----- DATA EXCERPT

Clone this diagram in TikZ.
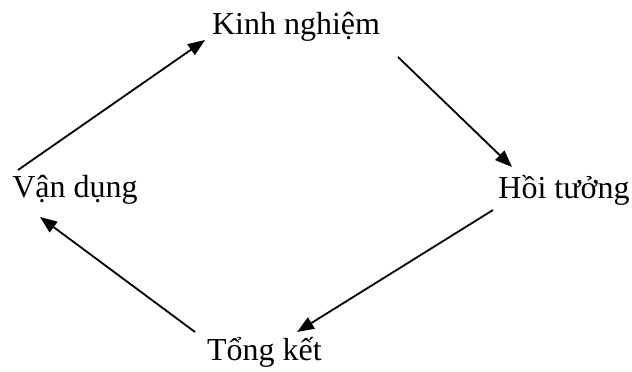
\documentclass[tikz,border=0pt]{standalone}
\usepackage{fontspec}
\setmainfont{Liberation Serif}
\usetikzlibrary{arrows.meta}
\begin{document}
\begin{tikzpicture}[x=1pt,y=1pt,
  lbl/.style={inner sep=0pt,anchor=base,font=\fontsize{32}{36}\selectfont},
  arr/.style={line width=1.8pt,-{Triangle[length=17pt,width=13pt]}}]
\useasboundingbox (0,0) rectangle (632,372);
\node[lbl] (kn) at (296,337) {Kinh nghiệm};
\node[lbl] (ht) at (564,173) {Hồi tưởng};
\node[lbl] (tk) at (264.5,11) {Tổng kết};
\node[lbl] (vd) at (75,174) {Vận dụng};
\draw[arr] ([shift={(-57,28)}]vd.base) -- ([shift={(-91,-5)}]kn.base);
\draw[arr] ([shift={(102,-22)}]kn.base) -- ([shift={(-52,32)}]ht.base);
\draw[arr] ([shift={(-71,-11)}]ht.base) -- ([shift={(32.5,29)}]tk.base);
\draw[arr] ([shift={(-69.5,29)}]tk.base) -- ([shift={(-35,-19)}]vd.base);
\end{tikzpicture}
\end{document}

----------

— TASK —
Copy out the whole listing exactly, and don't carry over any pictures.

— TASK SOLUTION —
Clone this diagram in TikZ.
\documentclass[tikz,border=0pt]{standalone}
\usepackage{fontspec}
\setmainfont{Liberation Serif}
\usetikzlibrary{arrows.meta}
\begin{document}
\begin{tikzpicture}[x=1pt,y=1pt,
  lbl/.style={inner sep=0pt,anchor=base,font=\fontsize{32}{36}\selectfont},
  arr/.style={line width=1.8pt,-{Triangle[length=17pt,width=13pt]}}]
\useasboundingbox (0,0) rectangle (632,372);
\node[lbl] (kn) at (296,337) {Kinh nghiệm};
\node[lbl] (ht) at (564,173) {Hồi tưởng};
\node[lbl] (tk) at (264.5,11) {Tổng kết};
\node[lbl] (vd) at (75,174) {Vận dụng};
\draw[arr] ([shift={(-57,28)}]vd.base) -- ([shift={(-91,-5)}]kn.base);
\draw[arr] ([shift={(102,-22)}]kn.base) -- ([shift={(-52,32)}]ht.base);
\draw[arr] ([shift={(-71,-11)}]ht.base) -- ([shift={(32.5,29)}]tk.base);
\draw[arr] ([shift={(-69.5,29)}]tk.base) -- ([shift={(-35,-19)}]vd.base);
\end{tikzpicture}
\end{document}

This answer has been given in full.